“I don’t think that’s responsible,” said Rep. Greg Walden, R-Ore.
Another group of Republicans, generally senators as well as House members who have voted for recent fiscal compromises, was more positive.
Sen. Ted Cruz, R-Texas, asked Obama on Thursday if the No. 1 priority of elected officials should be restoring economic growth. Obama said yes, and Cruz then asked if there was hope for bipartisan cooperation on taxes and regulations.
The freshman senator wanted to know if Obama would back “fundamental tax reform that doesn’t raise revenues but reduces the burdens of our tax code on small business and on individuals.” Cruz said Obama sensed agreement “on broadening the base, on lowering the rate so we can be internationally competitive and on remaining revenue-neutral.”
During the House meeting, Rep. Peter King, R-N.Y., was encouraged that Obama discussed changing how cost-of-living adjustments are calculated for certain entitlement programs as well as other Medicare changes.

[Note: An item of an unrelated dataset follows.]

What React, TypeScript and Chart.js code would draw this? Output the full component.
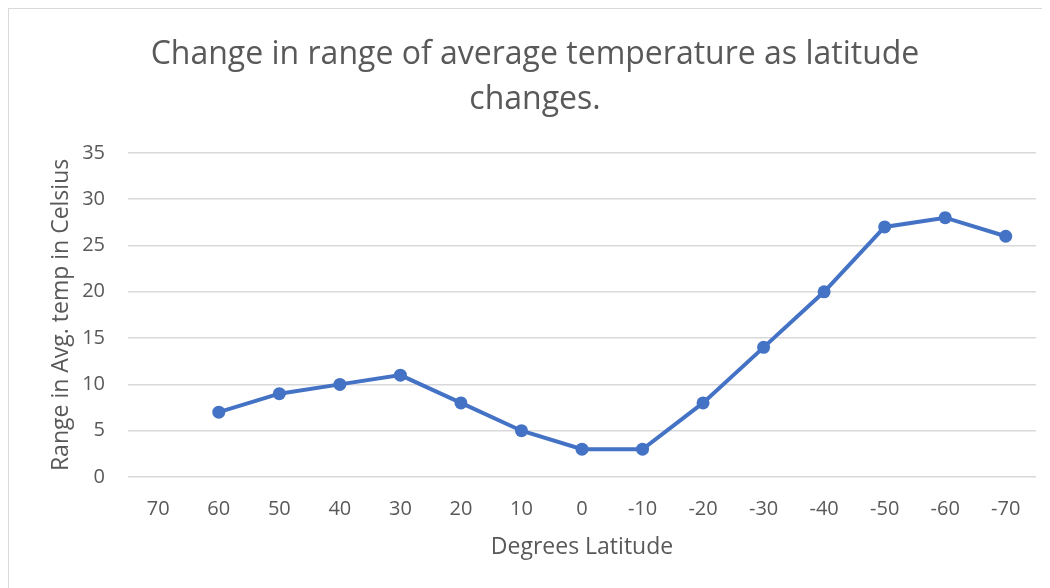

“It was a good first step,” King said.
Democratic liberals were not convinced progress was imminent.
On cost-of-living changes, Rep. Jerrold Nadler, D-N.Y., said Obama told House Democrats that “it may be a moot discussion if (Republicans) are not willing to do substantial revenues.” They’re not.
Obama would not assure the liberals he wouldn’t tackle Medicare and other entitlements. But, said House Democratic leader Nancy Pelosi of California, “The president’s very clear about this, and you might want to integrate it into your questions – very clear: no revenue, no change in the entitlements.”
The overarching message: Any progress toward a grand bargain will take time and more struggles.
“I’m glad President Obama reached out yesterday . . . and I think we had an honest discussion,” Boehner said. “But this is going to take more than dinner dates and phone calls.”